Observant aliens visiting Earth and studying its civilizations would probably be pretty obsessed with wheat. They couldn’t fail to note how staggeringly many people we feed with the crop on this planet. “Wheat is one of the main staple crops in the world and provides 20% of daily protein and calories,” notes the Wheat Initiative, a project launched by G20 agricultural ministers. “With a world population of 9 billion in 2050, wheat demand is expected to increase by 60%. To meet the demand, annual wheat yield increases must grow from the current level of below 1% to at least 1.6%.” That’s why the punchline of a new study in the Proceedings of the National Academy of Sciences is pretty troubling. A warming climate, it suggests, could drive wheat yields in the opposite direction – down — in the United States and, possibly, elsewhere.
“The net effect of warming on yields is negative,” write Jesse Tack of the agricultural economics department of Mississippi State University and two colleagues, “even after accounting for the benefits of reduced exposure to freezing temperatures.” That’s no small matter, the study notes, in that wheat is “the largest source of vegetable protein in low-income countries.”
The study compared results from nearly 30 years of winter wheat trials across Kansas — a state that produced $2.8 billion worth of wheat crop in 2013 — with data on weather and precipitation. Winter wheat grows from September to May and faces two major temperature-related threats during this cycle — extreme winter cold, and extreme spring heat. Global warming ought to cut down on the freezing temperatures, but also amp up really hot ones. The study found, however, that on balance, the effect is more negative than positive, with a roughly 15 percent decline in wheat yields under a 2 degrees Celsius warming scenario, rising to around 40 percent with 4 degrees (C) of warming.

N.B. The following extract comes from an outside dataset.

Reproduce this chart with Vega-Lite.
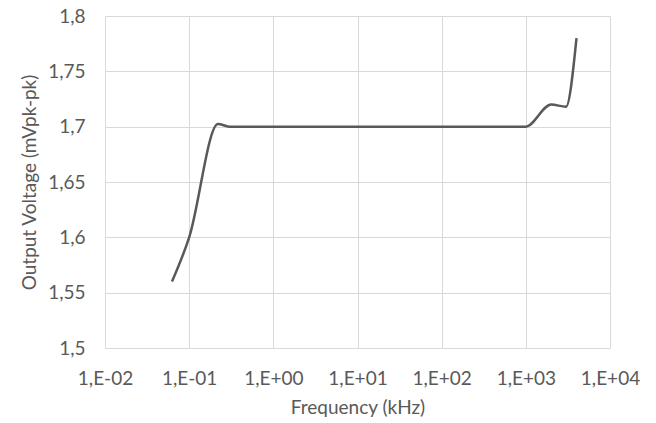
{
  "$schema": "https://vega.github.io/schema/vega-lite/v6.json",
  "width": 505,
  "height": 332,
  "autosize": {"type": "none"},
  "padding": {"left": 105, "top": 16, "right": 46, "bottom": 75},
  "background": "white",
  "config": {
    "view": {"stroke": null},
    "font": "Lato",
    "axis": {
      "labelFont": "Lato",
      "titleFont": "Lato",
      "labelFontSize": 19,
      "titleFontSize": 19,
      "labelColor": "#595959",
      "titleColor": "#595959",
      "titleFontWeight": "normal",
      "gridColor": "#d9d9d9",
      "gridWidth": 1,
      "domain": false,
      "ticks": false,
      "labelOverlap": false,
      "labelFlush": false,
      "labelBound": false
    }
  },
  "data": {
    "values": [
      {"freq": 0.0625, "v": 1.56},
      {"freq": 0.1, "v": 1.6},
      {"freq": 0.22, "v": 1.7025},
      {"freq": 0.3, "v": 1.7},
      {"freq": 1, "v": 1.7},
      {"freq": 10, "v": 1.7},
      {"freq": 100, "v": 1.7},
      {"freq": 1000, "v": 1.7},
      {"freq": 2000, "v": 1.72},
      {"freq": 3000, "v": 1.718},
      {"freq": 4000, "v": 1.78}
    ]
  },
  "mark": {"type": "line", "color": "#595959", "strokeWidth": 2.5, "interpolate": "monotone"},
  "encoding": {
    "x": {
      "field": "freq",
      "type": "quantitative",
      "scale": {"type": "log", "domain": [0.01, 10000], "nice": false},
      "axis": {
        "values": [0.01, 0.1, 1, 10, 100, 1000, 10000],
        "labelExpr": "'1,E' + (round(log(datum.value)/LN10) < 0 ? '-' : '+') + '0' + abs(round(log(datum.value)/LN10))",
        "labelPadding": 21,
        "titlePadding": 10,
        "title": "Frequency (kHz)"
      }
    },
    "y": {
      "field": "v",
      "type": "quantitative",
      "scale": {"domain": [1.5, 1.8], "zero": false, "nice": false},
      "axis": {
        "values": [1.5, 1.55, 1.6, 1.65, 1.7, 1.75, 1.8],
        "labelExpr": "replace(format(datum.value, '.2~f'), '.', ',')",
        "labelPadding": 20,
        "titlePadding": 8,
        "title": "Output Voltage (mVpk-pk)"
      }
    }
  }
}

As for whether the Kansas-based research can easily be extrapolated to other regions where wheat is grown around the world, that depends highly on the local climate, says lead author Tack. So long as warming creates a situation in which temperatures in a given place more frequently reach 34 degrees Celsius (or 92.3 degrees Fahrenheit) during the growing season, then it could be bad for wheat, based on his study. “The tipping point is 34 degrees Celsius,” says Tack. “In terms of the estimated warming impacts, it’s largely going to be a matter of whether the new climate has increased exposure over 34 degrees.”